─── Working data

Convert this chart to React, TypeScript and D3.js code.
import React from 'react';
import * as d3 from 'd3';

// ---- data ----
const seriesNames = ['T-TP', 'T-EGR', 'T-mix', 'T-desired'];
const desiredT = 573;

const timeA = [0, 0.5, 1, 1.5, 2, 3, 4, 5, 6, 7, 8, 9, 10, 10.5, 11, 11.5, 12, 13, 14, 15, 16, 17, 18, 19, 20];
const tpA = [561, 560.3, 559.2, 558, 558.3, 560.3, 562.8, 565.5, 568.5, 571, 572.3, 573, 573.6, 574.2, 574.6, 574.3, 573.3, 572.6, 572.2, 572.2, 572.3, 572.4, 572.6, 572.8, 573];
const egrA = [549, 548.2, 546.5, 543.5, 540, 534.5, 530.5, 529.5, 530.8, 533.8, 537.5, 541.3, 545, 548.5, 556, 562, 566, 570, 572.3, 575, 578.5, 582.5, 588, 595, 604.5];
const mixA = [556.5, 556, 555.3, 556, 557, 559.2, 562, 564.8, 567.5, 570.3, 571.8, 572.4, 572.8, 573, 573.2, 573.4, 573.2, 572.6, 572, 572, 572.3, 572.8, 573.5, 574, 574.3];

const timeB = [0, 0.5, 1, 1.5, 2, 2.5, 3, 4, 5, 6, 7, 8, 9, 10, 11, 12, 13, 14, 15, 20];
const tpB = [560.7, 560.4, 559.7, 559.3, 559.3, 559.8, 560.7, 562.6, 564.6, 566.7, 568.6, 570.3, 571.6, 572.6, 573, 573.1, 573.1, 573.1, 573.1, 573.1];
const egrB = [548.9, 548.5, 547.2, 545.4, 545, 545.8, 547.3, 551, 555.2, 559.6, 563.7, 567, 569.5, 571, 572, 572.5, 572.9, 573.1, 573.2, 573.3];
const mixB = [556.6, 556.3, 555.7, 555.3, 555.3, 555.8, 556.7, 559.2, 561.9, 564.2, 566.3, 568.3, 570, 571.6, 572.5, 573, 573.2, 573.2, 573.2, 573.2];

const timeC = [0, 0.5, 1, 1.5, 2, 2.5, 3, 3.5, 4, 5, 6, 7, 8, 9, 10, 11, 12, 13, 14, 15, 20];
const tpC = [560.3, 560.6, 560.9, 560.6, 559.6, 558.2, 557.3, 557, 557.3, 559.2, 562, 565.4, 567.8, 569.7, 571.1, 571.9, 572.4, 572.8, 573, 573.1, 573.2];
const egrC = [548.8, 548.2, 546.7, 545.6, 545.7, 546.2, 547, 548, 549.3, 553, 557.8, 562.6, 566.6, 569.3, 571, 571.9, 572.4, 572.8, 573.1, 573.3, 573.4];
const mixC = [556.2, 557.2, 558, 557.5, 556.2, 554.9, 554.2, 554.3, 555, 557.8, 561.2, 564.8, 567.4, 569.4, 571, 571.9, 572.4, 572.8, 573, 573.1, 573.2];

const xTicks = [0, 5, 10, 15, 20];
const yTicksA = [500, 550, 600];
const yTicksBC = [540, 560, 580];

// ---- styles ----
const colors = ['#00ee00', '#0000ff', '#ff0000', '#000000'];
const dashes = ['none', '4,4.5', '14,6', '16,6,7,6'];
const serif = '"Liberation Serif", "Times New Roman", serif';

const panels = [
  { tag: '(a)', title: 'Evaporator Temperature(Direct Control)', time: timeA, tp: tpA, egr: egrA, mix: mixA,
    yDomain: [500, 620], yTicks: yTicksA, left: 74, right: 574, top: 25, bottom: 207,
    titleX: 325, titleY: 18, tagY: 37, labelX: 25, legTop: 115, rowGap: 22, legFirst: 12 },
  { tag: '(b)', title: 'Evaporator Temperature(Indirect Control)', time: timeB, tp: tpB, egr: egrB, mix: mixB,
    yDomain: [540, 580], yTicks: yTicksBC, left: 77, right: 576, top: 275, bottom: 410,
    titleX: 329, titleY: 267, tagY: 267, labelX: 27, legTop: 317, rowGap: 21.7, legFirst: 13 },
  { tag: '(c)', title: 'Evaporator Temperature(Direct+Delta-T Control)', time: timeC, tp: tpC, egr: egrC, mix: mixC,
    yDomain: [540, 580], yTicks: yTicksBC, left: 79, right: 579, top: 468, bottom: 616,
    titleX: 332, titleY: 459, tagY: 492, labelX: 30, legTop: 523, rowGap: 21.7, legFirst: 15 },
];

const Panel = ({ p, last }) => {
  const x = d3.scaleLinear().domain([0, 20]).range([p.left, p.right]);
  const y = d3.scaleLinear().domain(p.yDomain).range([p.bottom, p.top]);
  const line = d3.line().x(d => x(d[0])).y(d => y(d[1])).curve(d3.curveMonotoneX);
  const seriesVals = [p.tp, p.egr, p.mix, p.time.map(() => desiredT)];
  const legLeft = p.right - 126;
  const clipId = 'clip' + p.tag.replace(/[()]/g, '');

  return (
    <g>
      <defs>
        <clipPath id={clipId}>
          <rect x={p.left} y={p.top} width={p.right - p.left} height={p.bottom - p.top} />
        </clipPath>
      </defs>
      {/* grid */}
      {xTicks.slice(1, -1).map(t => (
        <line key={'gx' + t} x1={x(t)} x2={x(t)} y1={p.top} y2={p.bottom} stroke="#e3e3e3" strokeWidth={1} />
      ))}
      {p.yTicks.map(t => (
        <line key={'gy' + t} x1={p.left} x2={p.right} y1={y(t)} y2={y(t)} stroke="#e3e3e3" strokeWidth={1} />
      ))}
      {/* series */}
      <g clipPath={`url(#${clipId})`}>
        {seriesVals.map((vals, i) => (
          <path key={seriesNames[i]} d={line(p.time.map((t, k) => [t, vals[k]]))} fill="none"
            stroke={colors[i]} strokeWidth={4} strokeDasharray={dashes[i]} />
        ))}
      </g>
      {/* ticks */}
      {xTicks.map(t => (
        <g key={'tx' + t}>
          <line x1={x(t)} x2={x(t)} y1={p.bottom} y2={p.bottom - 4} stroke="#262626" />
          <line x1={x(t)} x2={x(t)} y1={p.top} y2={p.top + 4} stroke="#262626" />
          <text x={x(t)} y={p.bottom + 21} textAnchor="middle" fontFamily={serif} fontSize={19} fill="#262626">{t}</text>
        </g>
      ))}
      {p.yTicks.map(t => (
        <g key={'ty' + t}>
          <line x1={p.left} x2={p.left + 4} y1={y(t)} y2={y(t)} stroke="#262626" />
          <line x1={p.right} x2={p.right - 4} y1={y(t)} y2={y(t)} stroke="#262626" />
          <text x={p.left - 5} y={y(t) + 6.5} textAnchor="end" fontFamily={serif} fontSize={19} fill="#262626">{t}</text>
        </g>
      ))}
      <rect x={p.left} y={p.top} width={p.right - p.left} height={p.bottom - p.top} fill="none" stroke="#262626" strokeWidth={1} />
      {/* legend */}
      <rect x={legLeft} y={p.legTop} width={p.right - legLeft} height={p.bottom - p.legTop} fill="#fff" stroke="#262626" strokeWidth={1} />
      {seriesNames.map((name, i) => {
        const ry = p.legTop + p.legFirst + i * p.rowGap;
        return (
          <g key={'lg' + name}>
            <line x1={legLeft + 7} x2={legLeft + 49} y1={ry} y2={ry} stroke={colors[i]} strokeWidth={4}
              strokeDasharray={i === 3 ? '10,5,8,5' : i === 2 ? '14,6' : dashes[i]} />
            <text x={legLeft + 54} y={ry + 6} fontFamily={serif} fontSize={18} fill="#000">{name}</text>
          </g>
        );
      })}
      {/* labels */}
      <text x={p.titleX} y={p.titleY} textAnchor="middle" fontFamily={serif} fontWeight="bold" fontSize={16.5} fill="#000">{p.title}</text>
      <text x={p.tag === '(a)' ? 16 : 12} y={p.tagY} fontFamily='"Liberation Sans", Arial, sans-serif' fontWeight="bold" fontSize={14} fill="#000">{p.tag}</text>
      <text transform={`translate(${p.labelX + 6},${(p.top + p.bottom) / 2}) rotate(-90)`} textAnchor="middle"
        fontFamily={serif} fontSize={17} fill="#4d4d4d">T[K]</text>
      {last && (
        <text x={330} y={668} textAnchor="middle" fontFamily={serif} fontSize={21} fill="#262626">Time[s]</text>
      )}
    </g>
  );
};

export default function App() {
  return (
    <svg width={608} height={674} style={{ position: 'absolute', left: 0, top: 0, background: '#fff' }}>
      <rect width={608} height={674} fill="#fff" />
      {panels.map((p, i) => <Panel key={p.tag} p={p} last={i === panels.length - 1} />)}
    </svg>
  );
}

──────
─── Working data

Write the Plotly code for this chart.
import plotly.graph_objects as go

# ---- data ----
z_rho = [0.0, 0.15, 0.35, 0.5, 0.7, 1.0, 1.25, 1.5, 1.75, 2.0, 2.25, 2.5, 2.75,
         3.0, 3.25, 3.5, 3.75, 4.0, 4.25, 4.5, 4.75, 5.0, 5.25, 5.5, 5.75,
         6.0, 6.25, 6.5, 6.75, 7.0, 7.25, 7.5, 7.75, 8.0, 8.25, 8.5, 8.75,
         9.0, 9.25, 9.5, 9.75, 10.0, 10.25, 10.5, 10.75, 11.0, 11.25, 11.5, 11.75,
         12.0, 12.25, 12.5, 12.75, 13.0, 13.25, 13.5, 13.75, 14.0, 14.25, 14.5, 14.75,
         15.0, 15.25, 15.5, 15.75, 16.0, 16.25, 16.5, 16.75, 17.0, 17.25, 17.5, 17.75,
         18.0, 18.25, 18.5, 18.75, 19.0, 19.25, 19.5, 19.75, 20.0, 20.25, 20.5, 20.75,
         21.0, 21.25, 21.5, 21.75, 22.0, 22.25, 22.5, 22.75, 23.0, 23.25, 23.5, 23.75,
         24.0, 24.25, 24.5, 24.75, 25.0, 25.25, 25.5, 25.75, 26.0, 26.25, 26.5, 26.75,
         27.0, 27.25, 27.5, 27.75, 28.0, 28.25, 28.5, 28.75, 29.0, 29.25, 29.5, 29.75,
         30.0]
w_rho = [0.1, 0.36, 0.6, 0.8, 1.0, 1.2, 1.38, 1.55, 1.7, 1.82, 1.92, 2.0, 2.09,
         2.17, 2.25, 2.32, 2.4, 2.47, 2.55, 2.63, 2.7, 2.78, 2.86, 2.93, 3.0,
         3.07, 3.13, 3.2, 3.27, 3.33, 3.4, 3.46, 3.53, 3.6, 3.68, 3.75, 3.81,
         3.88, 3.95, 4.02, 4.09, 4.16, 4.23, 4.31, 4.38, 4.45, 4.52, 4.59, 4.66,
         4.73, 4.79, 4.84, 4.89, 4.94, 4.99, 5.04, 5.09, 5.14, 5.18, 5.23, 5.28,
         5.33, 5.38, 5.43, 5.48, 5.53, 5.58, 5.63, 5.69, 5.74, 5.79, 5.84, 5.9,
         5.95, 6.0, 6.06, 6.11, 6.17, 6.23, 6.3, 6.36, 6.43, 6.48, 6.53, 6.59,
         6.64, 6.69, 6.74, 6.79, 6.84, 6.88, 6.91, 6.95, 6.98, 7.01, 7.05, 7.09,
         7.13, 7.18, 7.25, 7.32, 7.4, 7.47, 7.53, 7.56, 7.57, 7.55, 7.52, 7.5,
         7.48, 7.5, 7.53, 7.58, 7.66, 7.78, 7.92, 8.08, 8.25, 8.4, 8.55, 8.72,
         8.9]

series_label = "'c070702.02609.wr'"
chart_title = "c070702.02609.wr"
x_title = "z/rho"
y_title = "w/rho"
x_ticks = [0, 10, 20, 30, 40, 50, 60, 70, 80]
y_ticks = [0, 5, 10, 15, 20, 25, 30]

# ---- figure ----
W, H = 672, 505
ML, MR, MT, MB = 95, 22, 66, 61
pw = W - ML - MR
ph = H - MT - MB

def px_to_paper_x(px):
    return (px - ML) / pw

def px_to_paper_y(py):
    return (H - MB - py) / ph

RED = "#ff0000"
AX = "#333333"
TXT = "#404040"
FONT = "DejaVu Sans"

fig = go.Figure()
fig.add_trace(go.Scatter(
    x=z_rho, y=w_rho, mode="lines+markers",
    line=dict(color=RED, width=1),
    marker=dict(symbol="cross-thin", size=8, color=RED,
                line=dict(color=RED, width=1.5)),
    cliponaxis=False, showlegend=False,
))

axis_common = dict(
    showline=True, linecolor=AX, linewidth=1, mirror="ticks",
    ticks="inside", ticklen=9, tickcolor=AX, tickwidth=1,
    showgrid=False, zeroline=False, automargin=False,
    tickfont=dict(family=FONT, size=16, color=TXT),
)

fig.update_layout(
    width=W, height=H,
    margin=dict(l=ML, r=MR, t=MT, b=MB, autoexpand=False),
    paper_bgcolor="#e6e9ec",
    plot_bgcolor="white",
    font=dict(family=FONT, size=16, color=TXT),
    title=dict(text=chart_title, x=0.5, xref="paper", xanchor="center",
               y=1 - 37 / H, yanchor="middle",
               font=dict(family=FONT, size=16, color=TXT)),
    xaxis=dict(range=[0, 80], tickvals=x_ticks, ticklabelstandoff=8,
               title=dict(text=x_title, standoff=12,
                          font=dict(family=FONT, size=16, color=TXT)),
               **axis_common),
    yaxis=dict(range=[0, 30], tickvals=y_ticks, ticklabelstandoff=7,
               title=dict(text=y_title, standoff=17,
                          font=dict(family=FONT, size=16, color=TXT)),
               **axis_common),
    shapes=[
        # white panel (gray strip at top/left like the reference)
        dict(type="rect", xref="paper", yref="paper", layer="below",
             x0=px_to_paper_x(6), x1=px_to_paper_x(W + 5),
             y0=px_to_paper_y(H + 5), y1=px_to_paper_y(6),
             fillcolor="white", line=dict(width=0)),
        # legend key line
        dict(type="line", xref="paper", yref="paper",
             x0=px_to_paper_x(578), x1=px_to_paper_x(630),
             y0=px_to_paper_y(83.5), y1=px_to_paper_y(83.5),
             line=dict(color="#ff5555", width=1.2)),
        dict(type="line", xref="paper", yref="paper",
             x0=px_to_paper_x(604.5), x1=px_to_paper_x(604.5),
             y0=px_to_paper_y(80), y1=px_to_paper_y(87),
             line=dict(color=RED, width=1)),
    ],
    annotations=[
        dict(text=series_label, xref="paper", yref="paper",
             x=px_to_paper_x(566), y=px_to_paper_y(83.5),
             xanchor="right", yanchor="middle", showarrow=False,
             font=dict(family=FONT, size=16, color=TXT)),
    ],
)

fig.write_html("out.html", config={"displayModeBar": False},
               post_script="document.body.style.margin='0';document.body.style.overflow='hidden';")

──────

## Instruction
Among the entries above, locate the lines containing "Convert this chart" and "573.5, 574, 574.3];", and transcribe exactly those two lines and all lines between.

## Response to this exercise
Convert this chart to React, TypeScript and D3.js code.
import React from 'react';
import * as d3 from 'd3';

// ---- data ----
const seriesNames = ['T-TP', 'T-EGR', 'T-mix', 'T-desired'];
const desiredT = 573;

const timeA = [0, 0.5, 1, 1.5, 2, 3, 4, 5, 6, 7, 8, 9, 10, 10.5, 11, 11.5, 12, 13, 14, 15, 16, 17, 18, 19, 20];
const tpA = [561, 560.3, 559.2, 558, 558.3, 560.3, 562.8, 565.5, 568.5, 571, 572.3, 573, 573.6, 574.2, 574.6, 574.3, 573.3, 572.6, 572.2, 572.2, 572.3, 572.4, 572.6, 572.8, 573];
const egrA = [549, 548.2, 546.5, 543.5, 540, 534.5, 530.5, 529.5, 530.8, 533.8, 537.5, 541.3, 545, 548.5, 556, 562, 566, 570, 572.3, 575, 578.5, 582.5, 588, 595, 604.5];
const mixA = [556.5, 556, 555.3, 556, 557, 559.2, 562, 564.8, 567.5, 570.3, 571.8, 572.4, 572.8, 573, 573.2, 573.4, 573.2, 572.6, 572, 572, 572.3, 572.8, 573.5, 574, 574.3];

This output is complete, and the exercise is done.